-- Task directions --
Your task is to copy the listing exactly, with the pictures left out.

-- Collected data --
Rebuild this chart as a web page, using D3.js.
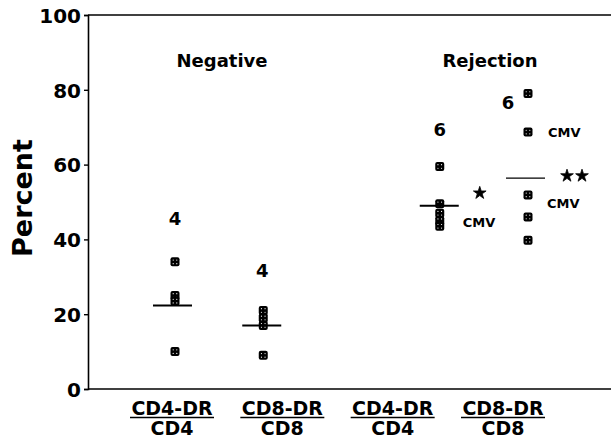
<!DOCTYPE html>
<html lang="en">
<head>
<meta charset="UTF-8">
<title>Percent DR positive</title>
<style>
  body { margin: 0; background: #fff; }
  text { font-family: "DejaVu Sans", sans-serif; font-weight: bold; fill: #000; }
</style>
</head>
<body>
<script src="https://d3js.org/d3.v7.min.js"></script>
<script>
// data
var columns = ["negCD4", "negCD8", "gap", "rejCD4", "rejCD8"];
var negCD4 = [34, 25, 23.5, 10];
var negCD8 = [21, 19, 17, 9];
var rejCD4 = [59.5, 49.5, 47, 45, 43.5];
var rejCD8 = [79, 68.7, 51.9, 46, 39.8];
var centerLines = [22.3, 17, 49, 56.4];
var countLabels = ["4", "4", "6", "6"];
var countValues = [45.5, 31.8, 69.3, 76.5];
var groupNames = ["Negative", "Rejection"];
var labelTop = ["CD4-DR", "CD8-DR", "CD4-DR", "CD8-DR"];
var labelBottom = ["CD4", "CD8", "CD4", "CD8"];
var yTicks = [0, 20, 40, 60, 80, 100];

var width = 611, height = 444;
var plotLeft = 88, plotTop = 15, plotBottom = 389;

var svg = d3.select("body").append("svg")
    .attr("width", width)
    .attr("height", height);

var y = d3.scaleLinear().domain([0, 100]).range([plotBottom, plotTop]);
var x = d3.scalePoint().domain(columns).range([175, 528]);
var xl = d3.scalePoint().domain(d3.range(4)).range([172, 503]);

// frame: top line and bottom line
svg.append("line").attr("x1", plotLeft).attr("x2", width).attr("y1", plotTop).attr("y2", plotTop)
    .attr("stroke", "#000").attr("stroke-width", 1.6);
svg.append("line").attr("x1", plotLeft).attr("x2", width).attr("y1", plotBottom).attr("y2", plotBottom)
    .attr("stroke", "#000").attr("stroke-width", 1.6);

var yAxis = svg.append("g")
    .attr("transform", "translate(" + plotLeft + ",0)")
    .call(d3.axisLeft(y).tickValues(yTicks).tickSize(4).tickPadding(3));
yAxis.select(".domain").attr("stroke-width", 1.6);
yAxis.selectAll(".tick line").attr("stroke-width", 1.4);
yAxis.selectAll(".tick text")
    .style("font-family", "DejaVu Sans")
    .style("font-weight", "bold")
    .style("font-size", "20px")
    .attr("dy", "0.36em");

svg.append("text")
    .attr("transform", "translate(32,198) rotate(-90)")
    .attr("text-anchor", "middle")
    .style("font-size", "27px")
    .text("Percent");

// group titles
svg.selectAll(".group").data(groupNames).enter().append("text")
    .attr("class", "group")
    .attr("x", function(d, i) { return i === 0 ? 222 : 490; })
    .attr("y", 67)
    .attr("text-anchor", "middle")
    .style("font-size", "18px")
    .text(function(d) { return d; });

// x category labels
var lab = svg.selectAll(".xlab").data(labelTop).enter().append("g")
    .attr("class", "xlab")
    .attr("transform", function(d, i) { return "translate(" + xl(i) + ",0)"; });
lab.append("text").attr("y", 415).attr("text-anchor", "middle")
    .style("font-size", "19px").text(function(d) { return d; });
lab.append("line").attr("x1", -42).attr("x2", 42).attr("y1", 417.5).attr("y2", 417.5)
    .attr("stroke", "#000").attr("stroke-width", 1.6);
lab.append("text").attr("y", 435).attr("text-anchor", "middle")
    .style("font-size", "19px").text(function(d, i) { return labelBottom[i]; });

// points
var series = [
  { key: "negCD4", vals: negCD4 },
  { key: "negCD8", vals: negCD8 },
  { key: "rejCD4", vals: rejCD4 },
  { key: "rejCD8", vals: rejCD8 }
];
var pts = [];
series.forEach(function(s) {
  s.vals.forEach(function(v) { pts.push({ key: s.key, v: v }); });
});

var mk = svg.selectAll(".pt").data(pts).enter().append("g")
    .attr("class", "pt")
    .attr("transform", function(d) { return "translate(" + x(d.key) + "," + y(d.v) + ")"; });
mk.append("rect").attr("x", -4.5).attr("y", -4.5).attr("width", 9).attr("height", 9)
    .attr("rx", 2).attr("fill", "#000");
[[-1.8, -1.8], [1.8, -1.8], [-1.8, 1.8], [1.8, 1.8]].forEach(function(p) {
  mk.append("circle").attr("cx", p[0]).attr("cy", p[1]).attr("r", 0.6).attr("fill", "#fff");
});

// centre lines
var lineKeys = ["negCD4", "negCD8", "rejCD4", "rejCD8"];
var lineOffsets = [-2, -1, 0, -2];
svg.selectAll(".cl").data(centerLines).enter().append("line")
    .attr("class", "cl")
    .attr("x1", function(d, i) { return x(lineKeys[i]) + lineOffsets[i] - 20; })
    .attr("x2", function(d, i) { return x(lineKeys[i]) + lineOffsets[i] + 19; })
    .attr("y1", function(d) { return y(d); })
    .attr("y2", function(d) { return y(d); })
    .attr("stroke", "#000")
    .attr("stroke-width", function(d, i) { return i === 3 ? 1.2 : 2; });

// count labels
var countDx = [0, -1, 0, -20];
svg.selectAll(".cnt").data(countLabels).enter().append("text")
    .attr("class", "cnt")
    .attr("x", function(d, i) { return x(lineKeys[i]) + countDx[i]; })
    .attr("y", function(d, i) { return y(countValues[i]); })
    .attr("dy", "0.36em")
    .attr("text-anchor", "middle")
    .style("font-size", "18px")
    .text(function(d) { return d; });

// CMV notes
var cmvNotes = [
  { key: "rejCD4", v: 44.5, dx: 23 },
  { key: "rejCD8", v: 68.7, dx: 20 },
  { key: "rejCD8", v: 49.7, dx: 19 }
];
svg.selectAll(".cmv").data(cmvNotes).enter().append("text")
    .attr("class", "cmv")
    .attr("x", function(d) { return x(d.key) + d.dx; })
    .attr("y", function(d) { return y(d.v); })
    .attr("dy", "0.36em")
    .style("font-size", "13px")
    .text("CMV");

// significance stars
var stars = [
  { key: "rejCD4", v: 52.4, dx: [40] },
  { key: "rejCD8", v: 57, dx: [39, 54] }
];
var star = d3.symbol().type(d3.symbolStar).size(50);
stars.forEach(function(s) {
  s.dx.forEach(function(dx) {
    svg.append("path")
      .attr("d", star())
      .attr("fill", "#000")
      .attr("stroke", "#000")
      .attr("stroke-width", 0.8)
      .attr("transform", "translate(" + (x(s.key) + dx) + "," + y(s.v) + ")");
  });
});
</script>
</body>
</html>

-- Finished task --
Rebuild this chart as a web page, using D3.js.
<!DOCTYPE html>
<html lang="en">
<head>
<meta charset="UTF-8">
<title>Percent DR positive</title>
<style>
  body { margin: 0; background: #fff; }
  text { font-family: "DejaVu Sans", sans-serif; font-weight: bold; fill: #000; }
</style>
</head>
<body>
<script src="https://d3js.org/d3.v7.min.js"></script>
<script>
// data
var columns = ["negCD4", "negCD8", "gap", "rejCD4", "rejCD8"];
var negCD4 = [34, 25, 23.5, 10];
var negCD8 = [21, 19, 17, 9];
var rejCD4 = [59.5, 49.5, 47, 45, 43.5];
var rejCD8 = [79, 68.7, 51.9, 46, 39.8];
var centerLines = [22.3, 17, 49, 56.4];
var countLabels = ["4", "4", "6", "6"];
var countValues = [45.5, 31.8, 69.3, 76.5];
var groupNames = ["Negative", "Rejection"];
var labelTop = ["CD4-DR", "CD8-DR", "CD4-DR", "CD8-DR"];
var labelBottom = ["CD4", "CD8", "CD4", "CD8"];
var yTicks = [0, 20, 40, 60, 80, 100];

var width = 611, height = 444;
var plotLeft = 88, plotTop = 15, plotBottom = 389;

var svg = d3.select("body").append("svg")
    .attr("width", width)
    .attr("height", height);

var y = d3.scaleLinear().domain([0, 100]).range([plotBottom, plotTop]);
var x = d3.scalePoint().domain(columns).range([175, 528]);
var xl = d3.scalePoint().domain(d3.range(4)).range([172, 503]);

// frame: top line and bottom line
svg.append("line").attr("x1", plotLeft).attr("x2", width).attr("y1", plotTop).attr("y2", plotTop)
    .attr("stroke", "#000").attr("stroke-width", 1.6);
svg.append("line").attr("x1", plotLeft).attr("x2", width).attr("y1", plotBottom).attr("y2", plotBottom)
    .attr("stroke", "#000").attr("stroke-width", 1.6);

var yAxis = svg.append("g")
    .attr("transform", "translate(" + plotLeft + ",0)")
    .call(d3.axisLeft(y).tickValues(yTicks).tickSize(4).tickPadding(3));
yAxis.select(".domain").attr("stroke-width", 1.6);
yAxis.selectAll(".tick line").attr("stroke-width", 1.4);
yAxis.selectAll(".tick text")
    .style("font-family", "DejaVu Sans")
    .style("font-weight", "bold")
    .style("font-size", "20px")
    .attr("dy", "0.36em");

svg.append("text")
    .attr("transform", "translate(32,198) rotate(-90)")
    .attr("text-anchor", "middle")
    .style("font-size", "27px")
    .text("Percent");

// group titles
svg.selectAll(".group").data(groupNames).enter().append("text")
    .attr("class", "group")
    .attr("x", function(d, i) { return i === 0 ? 222 : 490; })
    .attr("y", 67)
    .attr("text-anchor", "middle")
    .style("font-size", "18px")
    .text(function(d) { return d; });

// x category labels
var lab = svg.selectAll(".xlab").data(labelTop).enter().append("g")
    .attr("class", "xlab")
    .attr("transform", function(d, i) { return "translate(" + xl(i) + ",0)"; });
lab.append("text").attr("y", 415).attr("text-anchor", "middle")
    .style("font-size", "19px").text(function(d) { return d; });
lab.append("line").attr("x1", -42).attr("x2", 42).attr("y1", 417.5).attr("y2", 417.5)
    .attr("stroke", "#000").attr("stroke-width", 1.6);
lab.append("text").attr("y", 435).attr("text-anchor", "middle")
    .style("font-size", "19px").text(function(d, i) { return labelBottom[i]; });

// points
var series = [
  { key: "negCD4", vals: negCD4 },
  { key: "negCD8", vals: negCD8 },
  { key: "rejCD4", vals: rejCD4 },
  { key: "rejCD8", vals: rejCD8 }
];
var pts = [];
series.forEach(function(s) {
  s.vals.forEach(function(v) { pts.push({ key: s.key, v: v }); });
});

var mk = svg.selectAll(".pt").data(pts).enter().append("g")
    .attr("class", "pt")
    .attr("transform", function(d) { return "translate(" + x(d.key) + "," + y(d.v) + ")"; });
mk.append("rect").attr("x", -4.5).attr("y", -4.5).attr("width", 9).attr("height", 9)
    .attr("rx", 2).attr("fill", "#000");
[[-1.8, -1.8], [1.8, -1.8], [-1.8, 1.8], [1.8, 1.8]].forEach(function(p) {
  mk.append("circle").attr("cx", p[0]).attr("cy", p[1]).attr("r", 0.6).attr("fill", "#fff");
});

// centre lines
var lineKeys = ["negCD4", "negCD8", "rejCD4", "rejCD8"];
var lineOffsets = [-2, -1, 0, -2];
svg.selectAll(".cl").data(centerLines).enter().append("line")
    .attr("class", "cl")
    .attr("x1", function(d, i) { return x(lineKeys[i]) + lineOffsets[i] - 20; })
    .attr("x2", function(d, i) { return x(lineKeys[i]) + lineOffsets[i] + 19; })
    .attr("y1", function(d) { return y(d); })
    .attr("y2", function(d) { return y(d); })
    .attr("stroke", "#000")
    .attr("stroke-width", function(d, i) { return i === 3 ? 1.2 : 2; });

// count labels
var countDx = [0, -1, 0, -20];
svg.selectAll(".cnt").data(countLabels).enter().append("text")
    .attr("class", "cnt")
    .attr("x", function(d, i) { return x(lineKeys[i]) + countDx[i]; })
    .attr("y", function(d, i) { return y(countValues[i]); })
    .attr("dy", "0.36em")
    .attr("text-anchor", "middle")
    .style("font-size", "18px")
    .text(function(d) { return d; });

// CMV notes
var cmvNotes = [
  { key: "rejCD4", v: 44.5, dx: 23 },
  { key: "rejCD8", v: 68.7, dx: 20 },
  { key: "rejCD8", v: 49.7, dx: 19 }
];
svg.selectAll(".cmv").data(cmvNotes).enter().append("text")
    .attr("class", "cmv")
    .attr("x", function(d) { return x(d.key) + d.dx; })
    .attr("y", function(d) { return y(d.v); })
    .attr("dy", "0.36em")
    .style("font-size", "13px")
    .text("CMV");

// significance stars
var stars = [
  { key: "rejCD4", v: 52.4, dx: [40] },
  { key: "rejCD8", v: 57, dx: [39, 54] }
];
var star = d3.symbol().type(d3.symbolStar).size(50);
stars.forEach(function(s) {
  s.dx.forEach(function(dx) {
    svg.append("path")
      .attr("d", star())
      .attr("fill", "#000")
      .attr("stroke", "#000")
      .attr("stroke-width", 0.8)
      .attr("transform", "translate(" + (x(s.key) + dx) + "," + y(s.v) + ")");
  });
});
</script>
</body>
</html>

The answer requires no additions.